Et ces déficits étaient jusque-là comblés par des enseignants vacataires.

Menaces de grève

C'est pourquoi, les syndicats du secteur de l'éducation, préoccupés par cette situation menacent d'aller en grève.

En conference de presse cette semaine, les syndicats des enseignants du secondaire ont exposé les problemes auxquels le secteur de l'éducation est confronté.

''Les revendications sont d'ordre structurel, financier, professionnel, sanitaire et social. Bref, toutes ces revendications portent sur la gouvernance ou la gestion de l'éducation au Cameroun, les reformes et les financements. Et depuis 2008, les syndicats revendiquent un forum national de l'éducation qui serait le cadre approprié pour mettre ces questions sur la table. Le gouvernement a promis de se pencher sur cette proposition et depuis, nous sommes en 2023 et rien n'a été fait'' déplore Roger Kaffo, le secrétaire général du SNAES (Syndicat National Autonome de l'enseignement secondaire), et porte-parole des syndicats des enseignants du Cameroun.
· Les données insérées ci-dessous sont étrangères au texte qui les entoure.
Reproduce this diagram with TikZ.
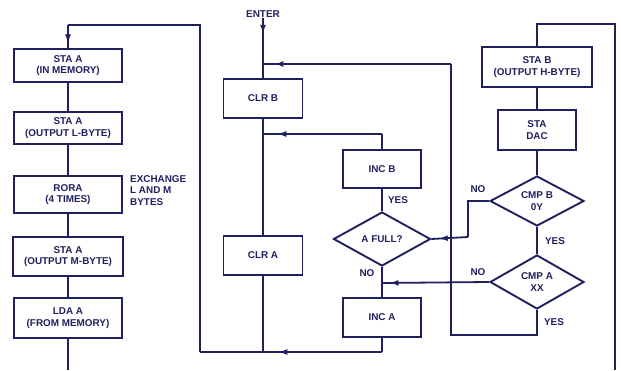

Concernant la situation des vacataires exclus de l'enseignement cette année, Roger Kaffo pose la problématique de la formation et de la spécialisation pour pallier la pénurie de personnel enseignant qualifié. ''Il n'y a pas d'éducation de qualité sans enseignant de qualité. On se serait attendu à ce que l'Etat propose un programme pour sortir du vacatariat en recrutant les vacataires compétents, qui ont les qualifications nécessaires, comme enseignants à part entière et qu'on cesse de parler de vacataires'' .

A travers un préavis envoyé au gouvernement il y a quelques semaines, le mouvement OTS (On a Trop Supporté), dénonce cette décision d'exclure les vacataires du système éducatif et appelle le gouvernement a trouver des réponses aux problèmes soulevés par des enseignants lors de leur dernière grève il y a un an.

Si des solutions ne sont pas apportées d'ici-là, ils menacent de paralyser la rentrée scolaire fixée pour le 4 septembre 2023.